Mechanical Sympathy (Video 34)
- Optimisation of software systems can be thought of at different layers / levels of top-down refinement
- Architecture (cloud vs bare metal, latency etc.)
- Design (algorithms, concurrency, layers of abstraction)
- Implementation (programming language, memory use)
- Mechanical sympathy plays a role in the implementation, and is about making software that works with the machine, not against it
- Basically making software suck less
- This idea only really relates to compiled languages, interpreted less so
Memory Caching
- The cost of computational work is driven by the cost of reading memory
- CPUs have caches built in that help improve efficiency
- Caching imposes some cost
- Memory access by the cache line, typically 64 bytes wide (this is the unit of data read from main memory, not 1 byte but 64)

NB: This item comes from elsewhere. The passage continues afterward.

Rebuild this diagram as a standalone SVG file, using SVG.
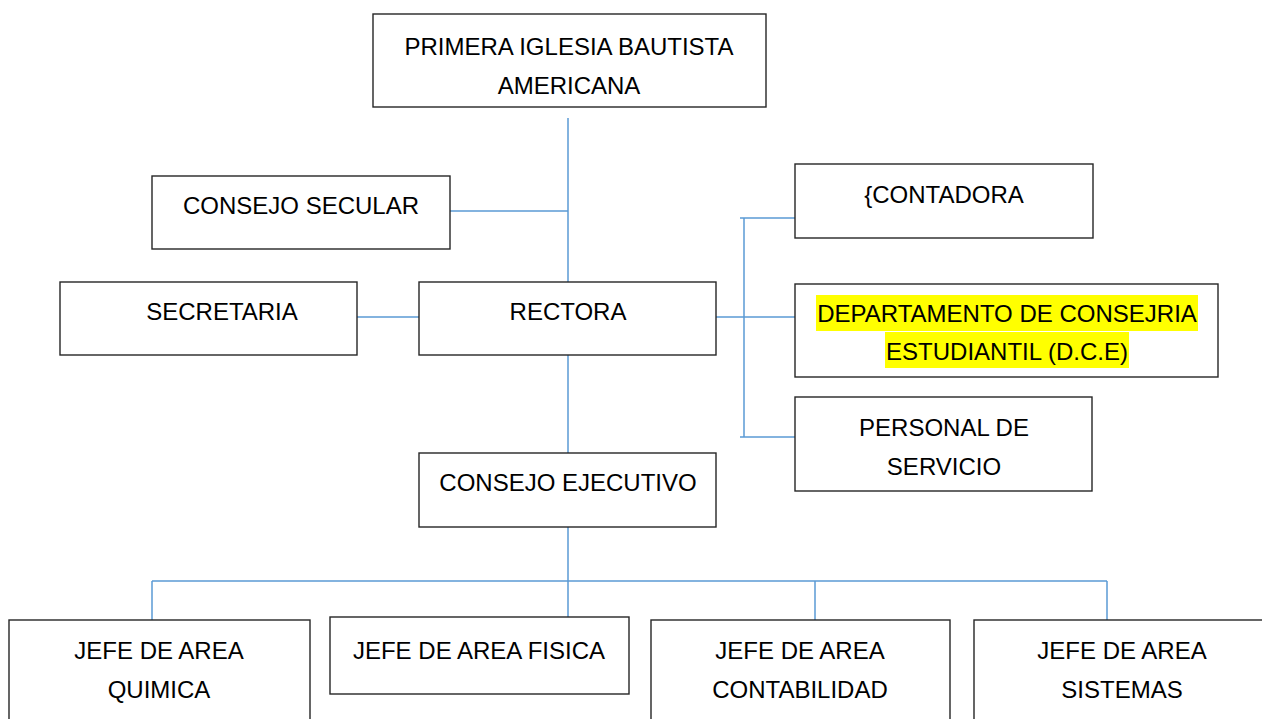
<svg xmlns="http://www.w3.org/2000/svg" width="1262" height="719" viewBox="0 0 1262 719">
<style>
.box{fill:#fff;stroke:#262626;stroke-width:1.4}
.t{font-family:"Liberation Sans",Arial,sans-serif;font-size:24px;fill:#000;text-anchor:middle}
.c{stroke:#5B9BD5;stroke-width:1.5;fill:none}
.hl{fill:#FFFF00}
</style>
<rect width="1262" height="719" fill="#fff"/>
<g id="connectors">
<path class="c" d="M568 118V283M450 211H568M357 317H419M568 355V453M716 317H795M744 218V437M740 218H795M740 437H795M568 527V617M152 581H1107M152 581V620M815 581V620M1107 581V620"/>
</g>
<g id="n-iglesia"><rect class="box" x="373" y="14" width="393" height="93"/><text class="t" x="569" y="55">PRIMERA IGLESIA BAUTISTA</text><text class="t" x="569" y="94">AMERICANA</text></g>
<g id="n-consejo-secular"><rect class="box" x="152" y="176" width="298" height="73"/><text class="t" x="301" y="214">CONSEJO SECULAR</text></g>
<g id="n-secretaria"><rect class="box" x="60" y="282" width="297" height="73"/><text class="t" x="222" y="320">SECRETARIA</text></g>
<g id="n-rectora"><rect class="box" x="419" y="282" width="297" height="73"/><text class="t" x="568" y="320">RECTORA</text></g>
<g id="n-contadora"><rect class="box" x="795" y="164" width="298" height="74"/><text class="t" x="944" y="203">{CONTADORA</text></g>
<g id="n-dce"><rect class="box" x="795" y="284" width="423" height="93"/><rect class="hl" x="816" y="295" width="382" height="36"/><rect class="hl" x="885" y="332" width="244" height="36"/><text class="t" x="1007" y="322">DEPARTAMENTO DE CONSEJRIA</text><text class="t" x="1007" y="360">ESTUDIANTIL (D.C.E)</text></g>
<g id="n-personal"><rect class="box" x="795" y="397" width="297" height="94"/><text class="t" x="944" y="436">PERSONAL DE</text><text class="t" x="944" y="475">SERVICIO</text></g>
<g id="n-consejo-ejecutivo"><rect class="box" x="419" y="453" width="297" height="74"/><text class="t" x="568" y="491">CONSEJO EJECUTIVO</text></g>
<g id="n-quimica"><rect class="box" x="9" y="620" width="301" height="110"/><text class="t" x="159" y="659">JEFE DE AREA</text><text class="t" x="159" y="698">QUIMICA</text></g>
<g id="n-fisica"><rect class="box" x="330" y="617" width="299" height="77"/><text class="t" x="479" y="659">JEFE DE AREA FISICA</text></g>
<g id="n-contabilidad"><rect class="box" x="651" y="620" width="299" height="110"/><text class="t" x="800" y="659">JEFE DE AREA</text><text class="t" x="800" y="698">CONTABILIDAD</text></g>
<g id="n-sistemas"><rect class="box" x="974" y="620" width="300" height="110"/><text class="t" x="1122" y="659">JEFE DE AREA</text><text class="t" x="1122" y="698">SISTEMAS</text></g>
</svg>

- Multi core caches require cash coherency mechanisms to ensure no race conditions - this is done in hardware
- Caches exploit locality
- In space - if you use something you’re likely to use something next to it
- In time - access implies we’re likely to access again soon
- Caching is most effective when we use entire cache lines, and when we access memory in predictable patterns
- To get our best performance, we should keep things in contiguous memory and access them sequentially
- Non sequential access patterns are things like calling functions, and chasing pointers
- Calling lots of short methods via dynamic dispatch (which Go uses to determine which method to call on an interface) is very expensive and is a code smell; usually implying too many layers of abstraction
- Synchronisation has two costs - the cost to synchronise and the impact of contention (creating a hot spot)
False Sharing
- False sharing occurs when we have two variables that are being used by two different cores, where both variables are on the same cache line
- Since we can’t have two cores writing to the same cache line at the same time, the cache is invalidated
- This is made worse when the variables are heavily accessed - caching is thrown out the window and we have to use main memory which is slower
- This is difficult to spot since there won’t be a code-level race condition between the variables, it just happens that they sit in the same cache line and the hardware synchronisation of this slows things down
Other Hidden Costs
- Disk access, GC, virtual memory and it’s cache, context switching between processes
- The only real thing you can control is GC - reduce unnecessary allocations, reduce embedded pointers in objects
- Sometimes you actually want a larger heap